DATA EXTRACT
************

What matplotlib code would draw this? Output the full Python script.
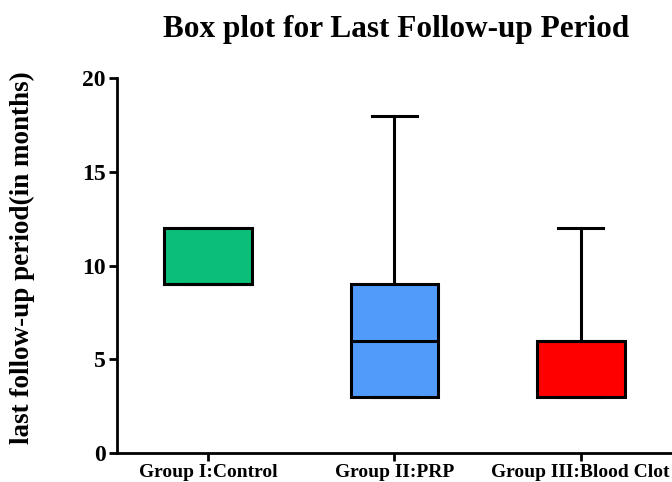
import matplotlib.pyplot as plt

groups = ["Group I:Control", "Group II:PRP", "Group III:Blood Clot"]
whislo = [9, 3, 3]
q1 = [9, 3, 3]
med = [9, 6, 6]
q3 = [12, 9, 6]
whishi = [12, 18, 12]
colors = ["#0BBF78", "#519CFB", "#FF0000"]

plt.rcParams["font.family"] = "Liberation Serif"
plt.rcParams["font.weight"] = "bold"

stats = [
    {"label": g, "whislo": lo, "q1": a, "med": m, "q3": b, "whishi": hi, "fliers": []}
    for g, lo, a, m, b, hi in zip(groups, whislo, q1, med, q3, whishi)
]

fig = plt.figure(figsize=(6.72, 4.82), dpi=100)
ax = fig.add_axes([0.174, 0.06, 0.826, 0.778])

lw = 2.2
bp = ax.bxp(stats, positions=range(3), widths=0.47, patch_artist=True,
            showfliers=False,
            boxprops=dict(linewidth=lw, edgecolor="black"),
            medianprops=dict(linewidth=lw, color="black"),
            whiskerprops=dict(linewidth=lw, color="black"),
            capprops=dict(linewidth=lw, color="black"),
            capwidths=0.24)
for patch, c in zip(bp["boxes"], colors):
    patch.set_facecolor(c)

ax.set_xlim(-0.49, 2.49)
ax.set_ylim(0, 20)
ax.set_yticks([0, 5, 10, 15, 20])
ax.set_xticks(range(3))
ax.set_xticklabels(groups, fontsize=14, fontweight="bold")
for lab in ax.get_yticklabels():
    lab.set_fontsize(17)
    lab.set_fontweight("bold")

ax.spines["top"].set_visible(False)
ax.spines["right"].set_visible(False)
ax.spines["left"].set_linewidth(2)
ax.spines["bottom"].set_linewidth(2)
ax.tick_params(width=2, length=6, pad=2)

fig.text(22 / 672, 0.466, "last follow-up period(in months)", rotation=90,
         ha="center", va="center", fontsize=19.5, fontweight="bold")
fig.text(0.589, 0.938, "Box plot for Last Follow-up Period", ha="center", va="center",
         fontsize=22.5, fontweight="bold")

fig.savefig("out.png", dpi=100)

************

YOUR INSTRUCTIONS
Produce an exact copy of each line of data, skipping embedded images.

SOLUTION TO THIS PROBLEM
What matplotlib code would draw this? Output the full Python script.
import matplotlib.pyplot as plt

groups = ["Group I:Control", "Group II:PRP", "Group III:Blood Clot"]
whislo = [9, 3, 3]
q1 = [9, 3, 3]
med = [9, 6, 6]
q3 = [12, 9, 6]
whishi = [12, 18, 12]
colors = ["#0BBF78", "#519CFB", "#FF0000"]

plt.rcParams["font.family"] = "Liberation Serif"
plt.rcParams["font.weight"] = "bold"

stats = [
    {"label": g, "whislo": lo, "q1": a, "med": m, "q3": b, "whishi": hi, "fliers": []}
    for g, lo, a, m, b, hi in zip(groups, whislo, q1, med, q3, whishi)
]

fig = plt.figure(figsize=(6.72, 4.82), dpi=100)
ax = fig.add_axes([0.174, 0.06, 0.826, 0.778])

lw = 2.2
bp = ax.bxp(stats, positions=range(3), widths=0.47, patch_artist=True,
            showfliers=False,
            boxprops=dict(linewidth=lw, edgecolor="black"),
            medianprops=dict(linewidth=lw, color="black"),
            whiskerprops=dict(linewidth=lw, color="black"),
            capprops=dict(linewidth=lw, color="black"),
            capwidths=0.24)
for patch, c in zip(bp["boxes"], colors):
    patch.set_facecolor(c)

ax.set_xlim(-0.49, 2.49)
ax.set_ylim(0, 20)
ax.set_yticks([0, 5, 10, 15, 20])
ax.set_xticks(range(3))
ax.set_xticklabels(groups, fontsize=14, fontweight="bold")
for lab in ax.get_yticklabels():
    lab.set_fontsize(17)
    lab.set_fontweight("bold")

ax.spines["top"].set_visible(False)
ax.spines["right"].set_visible(False)
ax.spines["left"].set_linewidth(2)
ax.spines["bottom"].set_linewidth(2)
ax.tick_params(width=2, length=6, pad=2)

fig.text(22 / 672, 0.466, "last follow-up period(in months)", rotation=90,
         ha="center", va="center", fontsize=19.5, fontweight="bold")
fig.text(0.589, 0.938, "Box plot for Last Follow-up Period", ha="center", va="center",
         fontsize=22.5, fontweight="bold")

fig.savefig("out.png", dpi=100)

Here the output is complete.